I Hear You

Peggy Gou

XL Recordings – 2024
par Jeff, le 16 juillet 2024
6

Autant à sa place en une de DJ Mag qu’au premier rang d’un défilé Prada, Peggy Gou est désormais capable d’enchaîner sur le même weekend un set au Pacha d’Ibiza et un concert à Glastonbury, la Berlinoise d’adoption fascine autant qu’elle exaspère, elle qui parvient à être visible partout alors que sa parole est finalement très rare. Mais il arrive qu’on attende un disque de pied ferme pour de mauvaises raisons : parce qu’on espérait secrètement que celle à qui tout réussit se prenne au moins une fois les Balenciagas dans le tapis, ou parce que nos esprits trop peigne-culs se refusaient à accepter les envies de mainstream d’une artiste qui, paraît-il, n’hésite pas à recruter des ghostwriters pour atteindre son but.

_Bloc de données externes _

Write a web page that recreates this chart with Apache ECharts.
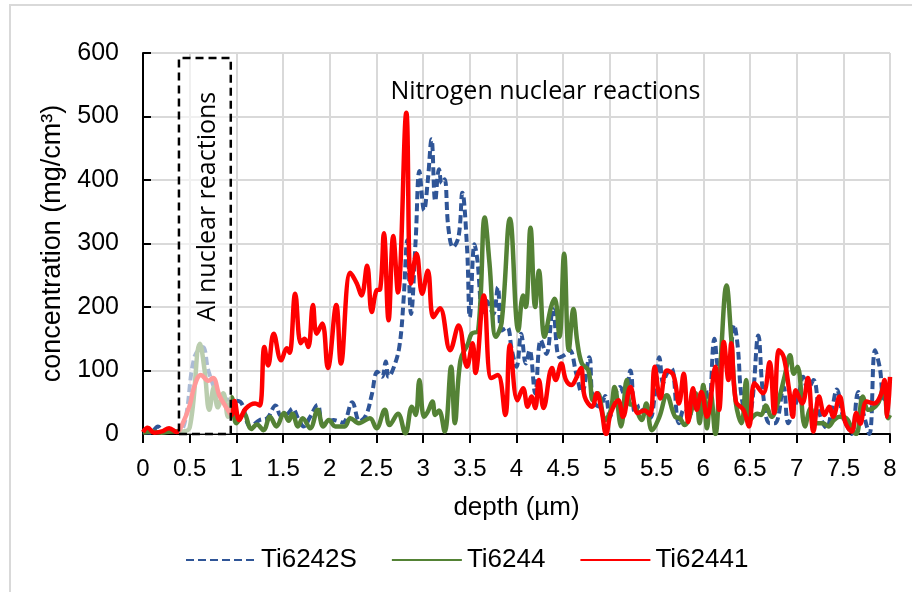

Se sachant attendue au tournant par des rageux dans notre engeance n’ayant rien d’autre à foutre que de lui chercher des poux alors qu’il suffit simplement de profiter d’un disque qui n’a d’autre ambition que de nous divertir, Peggy Gou a joué la carte de la sécurité en incluant deux titres assez anciens au tracklisting : « I Go » et ses génuflexions balearic (2021 quand même), et le tube de l’été 2023 « (It Goes Like) Nanana » qui l’a fait rentrer en rotation lourde sur les radios généralistes, et qui résument assez bien le « ni ni » dans lequel excelle celle qui est désormais aussi à l’aise derrière ses claviers qu’un micro à la main. Ainsi, d’un bout à l’autre de I Hear You, on décèle ce qui ressemble à une volonté d’aller taper jusque dans les playlists de la ménagère de moins de 50 ans tout cherchant à plaire au fan de musique électronique un tant soit peu érudit, et qui n’aura aucun mal à lire dans ses influences – rien que le premier titre de l’album est une déclaration d’amour à l’intégralité du back catalogue de Strictly Rhythm. Mais non contente de réciter proprement ses gammes, Peggy Gou démontre aussi qu’elle n’a aucun mal à humer l’air du temps, comme sur « All That » où elle est rejointe par la rappeuse portoricaine Villano Antillano.

Vous l’aurez compris, les ficelles qui composent I Hear You sont bien épaisses, et pourtant on ne peut s’empêcher de tirer dessus comme des gamins. Malin ou opportuniste ? Ici, on a surtout pour théorie qu’il a pour objectif premier de tester la capacité de Peggy Gou à se frotter au succès planétaire – quitte à ne pas vraiment forcer son talent. Et quand le label qui préside à votre destinée se nomme XL Recordings, et que son boss a su gérer l’ascension fulgurante d’Adele, on se dit que la voie est toute tracée, mais que les chances qu’on s’emmerde sur cette autoroute electro-house sont aussi élevées que celles de voir Charli XCX, qui sortait son immense Brat le même jour, accéder à ce succès de masse auquel elle aspire mais qui se refuse obstinément à elle.